The mobo supports ATA133 Raid. (UltraATA) 4 ports.
Which is important, bandwidth or speed given the application, i.e. watching movies and burning disks.
In fact, Serial ATA does not entail any extra performance in and of itself - contrary to what is often propagated in innumerable marketing brochures. At the current maximum 150 MB/s, only the interface itself offers a good deal more bandwidth than UltraATA at 133 or 100 MB/s. But there are still no drives that can approach the maximum bandwidths of the UltraATA standard. Anyone solely interested in fast transfer speeds can continue to do without Serial ATA - unless you're dealing with a Western Digital hard drive with 10,000 rpm.
In bold, the "interface itself" offers etc bandwidth...... no drives....approach the maximum bandwidths of the UltraATA standard. How do they differ, in what respect, the sentence is not clear?
And while I think of it, having already converted two IDE hardrives to SATA, was it worth the trouble (plug-in adapters).
- 12-02-2006 #2
There is no benefit to converting the devices, they have their built in speeds. The speeds referred to for SATA/IDE are the theoretical maximum. SATA/IDE converters arer really only for convenience in place where there is no choice of controllers.

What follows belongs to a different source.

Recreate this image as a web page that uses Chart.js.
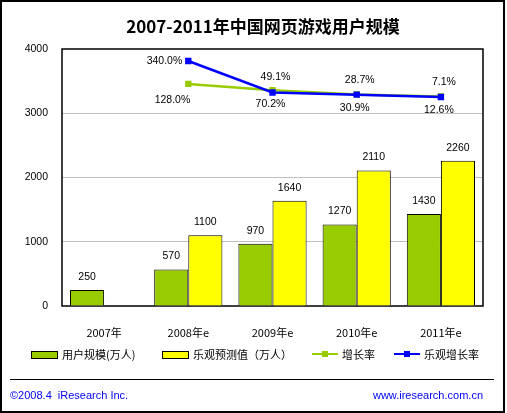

The reference in the quote you have supports this - the drive interface (i.e. the channel in which in communicates) can transfer at greater speed but current CD/DVD drives cannot provide data at a rate fast enough to make any change to performance. This in addition to the fact that adaeters only allow operability, they do not change the fundamental communication of the device.
- 12-03-2006 #3
- Join Date
- Nov 2006
On the basis of that the only way to gain any real advantage in performance is to buy dedicated hardware.
Are there limitations to the use of PCI cards to support hardware not natively supported by the motherboard? Is this the proverbial sows ear.